I like this woman and immediately adopted TOUGH DARTS as my newest favorite way of saying: oh well, get over yourself, whatever.  It’s an old-fashioned version of “too bad, so sad” which is another one of my favorite sayings.

Anyhow, here’s the story.

On Saturday the sky was gloriously clear and I decided that we needed to go to a popular county park on the other side of nowhere from us.  We hadn’t been there in years and I remembered it as being a lovely tranquil place to walk while enjoying ducks on the lake.

And who doesn’t like watching some ducks do ducky things while you’re outside for a healthful walk?

Well, we found the park, but as we drove into the parking lot we were surprised by how few cars were around.  Beautiful day… warmer temps… Saturday afternoon… THIS DIDN’T MAKE SENSE.  Where were the people?

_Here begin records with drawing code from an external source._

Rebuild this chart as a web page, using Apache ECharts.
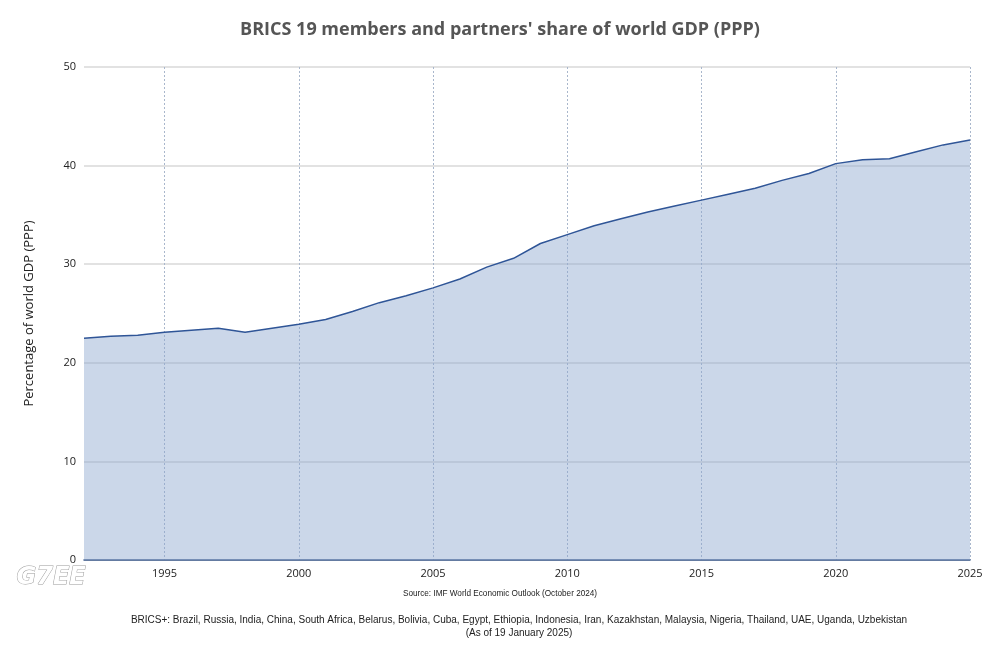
<!DOCTYPE html>
<html>
<head>
<meta charset="utf-8">
<script src="https://cdn.jsdelivr.net/npm/echarts@6/dist/echarts.min.js"></script>
<style>
  html, body { margin: 0; padding: 0; background: #fff; }
  #chart { width: 1000px; height: 647px; }
</style>
</head>
<body>
<div id="chart"></div>
<script>
// years 1992..2025
var years = [];
for (var y = 1992; y <= 2025; y++) years.push(String(y));

// BRICS+ share of world GDP (PPP), %
var share = [
  22.5, 22.7, 22.8, 23.1, 23.3, 23.5, 23.1, 23.5, 23.9, 24.4,
  25.2, 26.1, 26.8, 27.6, 28.5, 29.7, 30.6, 32.1, 33.0, 33.9,
  34.6, 35.3, 35.9, 36.5, 37.1, 37.7, 38.5, 39.2, 40.2, 40.6,
  40.7, 41.4, 42.1, 42.6
];

var chart = echarts.init(document.getElementById('chart'));

function every5(idx, val) {
  return Number(val) % 5 === 0;
}

var option = {
  animation: false,
  title: {
    text: "BRICS 19 members and partners' share of world GDP (PPP)",
    left: 'center',
    top: 16,
    textStyle: {
      fontFamily: 'Open Sans',
      fontSize: 18,
      fontWeight: 'bold',
      color: '#555'
    }
  },
  grid: { left: 84, right: 30, top: 67, bottom: 87 },
  xAxis: {
    type: 'category',
    data: years,
    boundaryGap: false,
    axisLine: { lineStyle: { color: '#3b5a8c', width: 1.5 } },
    axisTick: { show: false },
    axisLabel: {
      interval: every5,
      color: '#222',
      fontFamily: 'Open Sans',
      fontSize: 11,
      margin: 8
    },
    splitLine: {
      show: true,
      interval: every5,
      lineStyle: { color: '#a9b7cc', type: [2, 2], width: 1 }
    }
  },
  yAxis: {
    type: 'value',
    min: 0,
    max: 50,
    interval: 10,
    name: 'Percentage of world GDP (PPP)',
    nameLocation: 'middle',
    nameGap: 48,
    nameTextStyle: { fontFamily: 'Open Sans', fontSize: 13, color: '#222' },
    axisLine: { show: false },
    axisTick: { show: false },
    axisLabel: { color: '#222', fontFamily: 'Open Sans', fontSize: 11, margin: 8 },
    splitLine: { lineStyle: { color: '#d9d9d9', width: 1.5 } }
  },
  series: [{
    type: 'line',
    data: share,
    symbol: 'none',
    lineStyle: { color: '#2f5597', width: 1.5 },
    areaStyle: { color: 'rgba(140,166,206,0.45)', opacity: 1 }
  }],
  graphic: [
    {
      type: 'text',
      x: 500,
      y: 590,
      style: {
        text: 'Source: IMF World Economic Outlook (October 2024)',
        font: '8.2px "Liberation Sans"',
        fill: '#222',
        align: 'center'
      }
    },
    {
      type: 'text',
      x: 519,
      y: 614,
      style: {
        text: 'BRICS+: Brazil, Russia, India, China, South Africa, Belarus, Bolivia, Cuba, Egypt, Ethiopia, Indonesia, Iran, Kazakhstan, Malaysia, Nigeria, Thailand, UAE, Uganda, Uzbekistan\n(As of 19 January 2025)',
        font: '10px "Liberation Sans"',
        fill: '#222',
        align: 'center',
        lineHeight: 13
      }
    },
    {
      type: 'text',
      left: 16,
      top: 565,
      style: {
        text: 'G7EE',
        font: 'italic bold 24px "DejaVu Sans"',
        fill: '#fff',
        stroke: '#9a9a9a',
        lineWidth: 1
      }
    }
  ]
};

chart.setOption(option);
</script>
</body>
</html>
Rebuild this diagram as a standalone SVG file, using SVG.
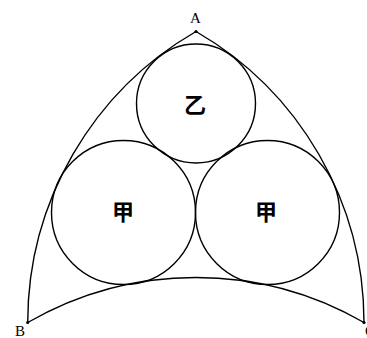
<svg xmlns="http://www.w3.org/2000/svg" width="367" height="338" viewBox="0 0 367 338">
<style>
.ln{fill:none;stroke:#000;stroke-width:1.4}
.c{fill:none;stroke:#000;stroke-width:1.4}
.lbl{font-family:"Liberation Serif",serif;font-size:15px;fill:#000}
.cjk{font-family:"Noto Sans CJK SC","Noto Sans CJK JP",sans-serif;font-size:22px;font-weight:700;fill:#000;text-anchor:middle}
.pt{fill:#000}
</style>
<rect width="367" height="338" fill="#fff"/>
<g id="connectors">
<path class="ln" d="M196,31.5 A336.3,336.3 0 0 0 27.7,322.5"/>
<path class="ln" d="M196,31.5 A336.3,336.3 0 0 1 364,322.5"/>
<path class="ln" d="M27.7,322.5 A336.3,336.3 0 0 1 364,322.5"/>
</g>
<g id="A">
<circle class="pt" cx="196" cy="31.5" r="1.6"/>
<text class="lbl" x="195.5" y="23" text-anchor="middle">A</text>
</g>
<g id="B">
<circle class="pt" cx="27.7" cy="322.5" r="1.6"/>
<text class="lbl" x="20" y="336" text-anchor="middle">B</text>
</g>
<g id="C">
<circle class="pt" cx="364" cy="322.5" r="1.6"/>
<text class="lbl" x="365" y="336">C</text>
</g>
<g id="yi">
<circle class="c" cx="196" cy="103.5" r="59.5"/>
<text class="cjk" x="195" y="113">乙</text>
</g>
<g id="jia-left">
<circle class="c" cx="123.5" cy="212.5" r="72"/>
<text class="cjk" x="123" y="220">甲</text>
</g>
<g id="jia-right">
<circle class="c" cx="267.5" cy="212.5" r="72"/>
<text class="cjk" x="266" y="220">甲</text>
</g>
</svg>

Come to find out after our Polar Vortex week the temperatures had gotten warm enough to create flash flooding that had left much of this park submerged under water.  When we set out on this adventure I didn’t know that, however once we got to the park we could see that the paths had debris on them or were muddy as heck or were still under water.

Thus our walk could not be.

But I had my camera with us so I took a bunch of random photographs of what I saw around me.  The following seven photos show you, my gentle readers, the ducky walk that wasn’t. 🤨

~ ~ • ~ ~

Gorgeous blue winter sky behind sign indicating play area.

~ • ~

An ark a la Noah, now muddy thanks to flash flooding in the play area. Oh the irony!

~ • ~

Debris on this walking path for as far as the eye could see.

~ • ~

Park bench, still muddy, having been submerged under flash flood water.

~ • ~

Canoe & kayak launching area still under water. Green square is top of a trash can.

~ • ~

Beginning of muddy path not taken, much muddier up around the curve.

~ • ~

Two ducks that initially appeared to be in the middle of the lake who were sitting on top of the back of a park bench, normally by the side of the lake, now submerged under water because of flash flooding.